The principal applied to review the adjudicator’s decision and the issue was whether the Court had jurisdiction, as the error was not one which fell with the “basic and essential requirements” listed in Brodyn.

The Court of Appeal decided that jurisdictional error is not limited to errors relating to “basic and essential requirements”. The dividing line between jurisdictional error, for which there is a right of review, and non-jurisdictional error, for which there is none, can be a blurred one. The test is whether the requirement is mandatory or merely procedural (Project Blue Sky Inc v Australian Broadcasting Authority [1998] HCA 28). It is therefore necessary to look at the significance of the notice period in the scheme provided for under the legislation.

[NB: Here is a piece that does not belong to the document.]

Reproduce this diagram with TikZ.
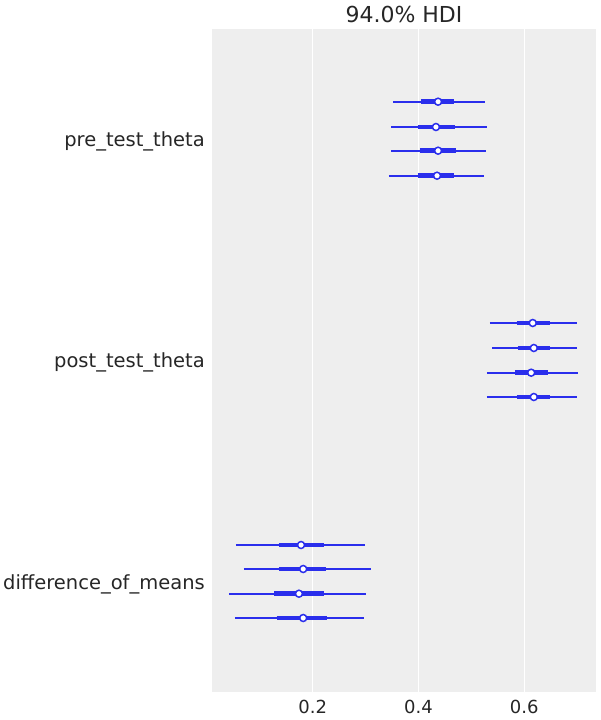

At first blush, the need for strict compliance with the section 17(2)(b) notice may seem rather pedantic. However, the Court recognised the importance of mandatory notice provisions in the legislation as providing a structure around which parties arranged their affairs. There was said to be an expectation that the time frames will be strictly honoured. The court also noted that the legislation has altered, in a fundamental way, the incidence of the risk of insolvency during the life of a construction contract (MacDougall J [207]). It is true that a principal should not be deprived of the ability to “reverse” an adverse adjudication through later litigation or arbitration because the contractor chooses to ignore a time period, and an adjudicator proceeds regardless to make a determination in the contractor’s favour.

It is however submitted that this would be correct if the failure to honour the notice period had such a consequence. It is difficult to see how this could have been the case when the contractor in Chase was, in fact, no worse off due to the principal’s late notice because, under the legislation, the principal could still respond within 5 days to the late notice. It is submitted therefore that the late notice was a minor procedural error and not one that had a material consequence for the principal.

Despite this criticism, the court regarded the notice periods as important enough to constitute a jurisdictional fact capable for forming the subject of judicial review. While this raises the possibility of courts regarding other notice periods in the legislation in the same light and potentially opens the floodgates of judicial review, it has been 9 months since Chase and there has been little evidence of this. One reason may be that the CoA was careful to re-iterate the underlying philosophy in Brodyn that the right to review should always be a limited.

Nevertheless, it is submitted that the decision represents a important shift in direction which can only encourage parties to challenge adjudication determinations. This does necessarily support the aims of the legislation. On the plus side, it encourages strict compliance with notice periods and promotes a measure of certainty as to the consequences of non-compliance.